If I had one ‘go to’ app it would be OneNote. Other thank Outlook and Skype, I have it open all the time.

For academics, I think collaboration is an important skill that is underestimated. Within our team I share a lot of administrative bits for my modules using OneNote. Lesson plans, sessions, assessment notes. But also use to set up tasks in Outlook and edit draft documents (I like to draw all over it with my Surface Pro) and get others to take a look. Although you can’t track changes, you can treat it in some respects like a wiki.

I have also created documents for standardised responses to ensure equity between the team. Yes, this can be done within Teams but OneNote gives more ownership.

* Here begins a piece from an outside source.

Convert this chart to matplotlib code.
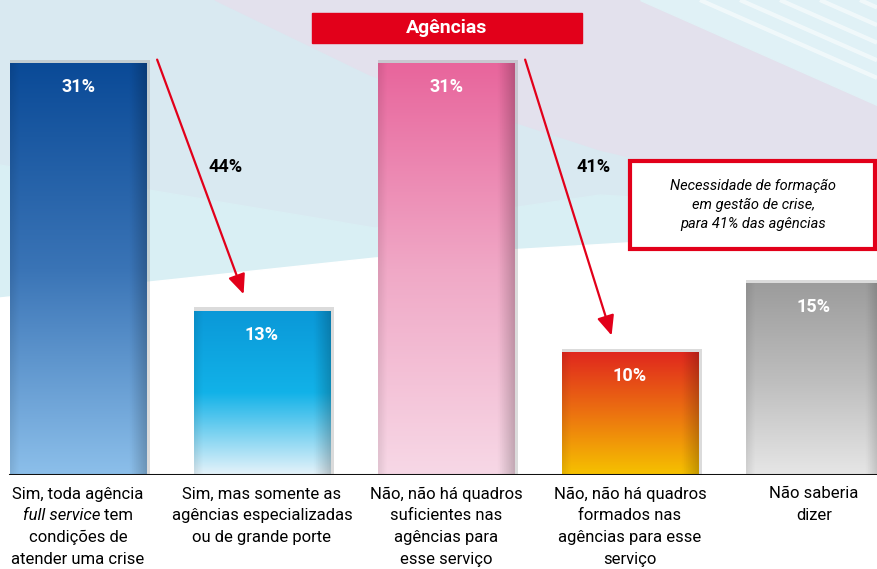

Something I really like is annotation. I can ‘print’ an agenda into a page and write all over without the need for paper. I can then convert these to text and make Outlook tasks or use them to search within my whole notebook collection. And they’re synced to the cloud so I don’t have to worry about loosing a notebook or bringing the wrong one (yes, speaking from experience).

It’s easy to get OneNote wrong. It is too easy to turn a page into the work of art a five year old produces with a perminant marker and a freshly painted wall. I read once to treat it as a filling cabinet. Each notebook is a draw, the sections are the drop-down files, and each page is a document. And this works for me. A little training on LinkedIn learning on the essentials of OneNote didn’t hurt either.

I know you can integrate this into classroom activities too, but that is something I haven’t done yet. I’ve signed up to the Microsoft Educators Programme but I’m still learning.